What does Chewie as Hamlet indicate for Star Wars? His lack of commendation, in the form of a medal, for his role in blowing up the Death Star has drawn ire all across the Internet. Alas, Hamlet can receive no medal. He is the man who, despite his fits of rage, does not double-cross anyone. (Kind of hard to double-cross when you’re living under patricide and being shipped out to death, lol.) Han is all about the hustle. The Empire and the Sith were just rife with backstabbing. Luke is more impulsive than loyal. R2D2 is a droid and doesn’t have a lot of say in his directives. 3PO is annoying and mouthy as fuck. Don’t talk to me about anyone from the first three; we’re past 1,600 words and I’m getting tired.
Chewie is Hamlet because he has raw power, he is to be feared, and he is brave.

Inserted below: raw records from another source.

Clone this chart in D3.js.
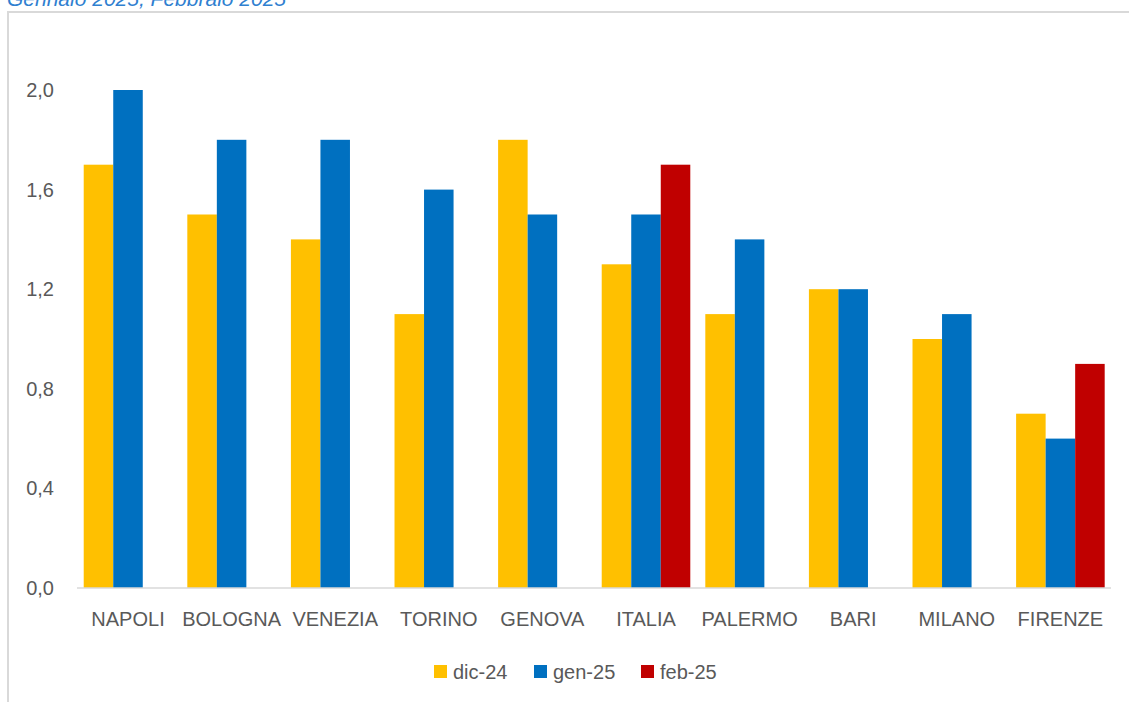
<!DOCTYPE html>
<html><head><meta charset="utf-8">
<script src="https://cdn.jsdelivr.net/npm/d3@7"></script>
<style>body{margin:0;background:#fff;}svg{display:block;}</style>
</head><body>
<script>
const categories = ["NAPOLI","BOLOGNA","VENEZIA","TORINO","GENOVA","ITALIA","PALERMO","BARI","MILANO","FIRENZE"];
const seriesNames = ["dic-24","gen-25","feb-25"];
const dic24 = [1.7,1.5,1.4,1.1,1.8,1.3,1.1,1.2,1.0,0.7];
const gen25 = [2.0,1.8,1.8,1.6,1.5,1.5,1.4,1.2,1.1,0.6];
const feb25 = [null,null,null,null,null,1.7,null,null,null,0.9];
const yTicks = [0,0.4,0.8,1.2,1.6,2.0];
const colors = ["#ffc000","#0070c0","#c00000"];
const titleText = "Gennaio 2025, Febbraio 2025";

const W=1129,H=702;
const font = "'Liberation Sans', Arial, sans-serif";
const svg = d3.select("body").append("svg").attr("width",W).attr("height",H);

svg.append("text").attr("x",7).attr("y",6).attr("font-family",font).attr("font-style","italic")
  .attr("font-size",21).attr("fill","#2f80d0").text(titleText);
// chart border
svg.append("path").attr("d",`M8,${H} V12 H${W}`).attr("fill","none").attr("stroke","#d9d9d9").attr("stroke-width",2);

const x = d3.scaleBand().domain(categories).range([76.2,1112.2]).paddingInner(0.145).paddingOuter(0.0725);
const y = d3.scaleLinear().domain([0,2.0]).range([588,90]);
const xs = d3.scaleBand().domain(seriesNames).range([0,x.bandwidth()]);

const series = [dic24,gen25,feb25];
series.forEach((vals,si)=>{
  svg.append("g").selectAll("rect").data(categories.map((c,i)=>({c,v:vals[i]})).filter(d=>d.v!=null))
    .join("rect")
    .attr("x",d=>x(d.c)+xs(seriesNames[si]))
    .attr("width",xs.bandwidth())
    .attr("y",d=>y(d.v))
    .attr("height",d=>y(0)-y(d.v))
    .attr("fill",colors[si]);
});

// baseline
svg.append("line").attr("x1",77).attr("x2",1111).attr("y1",y(0)).attr("y2",y(0)).attr("stroke","#d9d9d9").attr("stroke-width",1.5);

// y axis
const yAxis = d3.axisLeft(y).tickValues(yTicks).tickSize(0).tickPadding(0)
  .tickFormat(d=>d3.format(".1f")(d).replace(".",","));
const gy = svg.append("g").attr("transform","translate(54,0)").call(yAxis);
gy.select(".domain").remove();
gy.selectAll("text").attr("font-family",font).attr("font-size",20).attr("fill","#595959");

// x axis
const xAxis = d3.axisBottom(x).tickSize(0).tickPadding(0);
const gx = svg.append("g").attr("transform","translate(0,626)").call(xAxis);
gx.select(".domain").remove();
gx.selectAll("text").attr("font-family",font).attr("font-size",20).attr("fill","#595959").attr("dy","0");

// legend
const legendItems = [{n:"dic-24",x:434},{n:"gen-25",x:534},{n:"feb-25",x:641}];
const lg = svg.append("g");
legendItems.forEach((it,i)=>{
  lg.append("rect").attr("x",it.x).attr("y",665).attr("width",13).attr("height",13).attr("fill",colors[i]);
  lg.append("text").attr("x",it.x+19).attr("y",679).attr("font-family",font).attr("font-size",20).attr("fill","#595959").text(it.n);
});
</script>
</body></html>
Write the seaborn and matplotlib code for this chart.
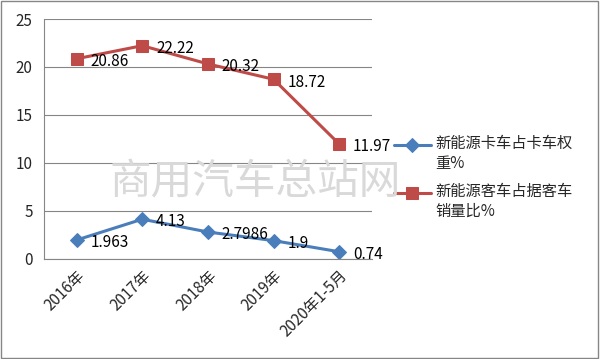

If oral tradition is alive and well in Wookie-speak, he must know about the attempted slaughter on Kashyyyk via Order 66. His revenge is thus ever-present. I would argue that Chewie’s humanity shines through the most by recognizing 3PO’s condition. Just as Yorick was only a jester, 3PO was only a human-cyborg relations liason. No one cared about his well-being, R2D2 and myself included. But that moment was a rather romantic one, although the bar for weird romance would later be frozen in carbonite, because it enabled Chewie to speak in more than just a… whatever that noise was. He lumbers along through the saga, much like a dog, being derided as “a walking carpet”, and we forget that he possesses an inner narrative like the rest of us. But he will not hesitate to choke Lando half-to-death, co-pilot the Falcon on two crucial missions, or reflect upon the loss of a similarly ignored friend. I loved this moment because it enriched Star Wars in an immediate and profound way: droids and non-humans aren’t without souls, we have just proclaimed that they are; likewise, whether Hamlet was crazy or not depended upon perspective – Horatio and Marcellus sure wouldn’t have thought so. Only by one class showing respect to the other can we see the absence of servility in them. It was this fatal underestimation that cost Claudius and Palpatine their lives.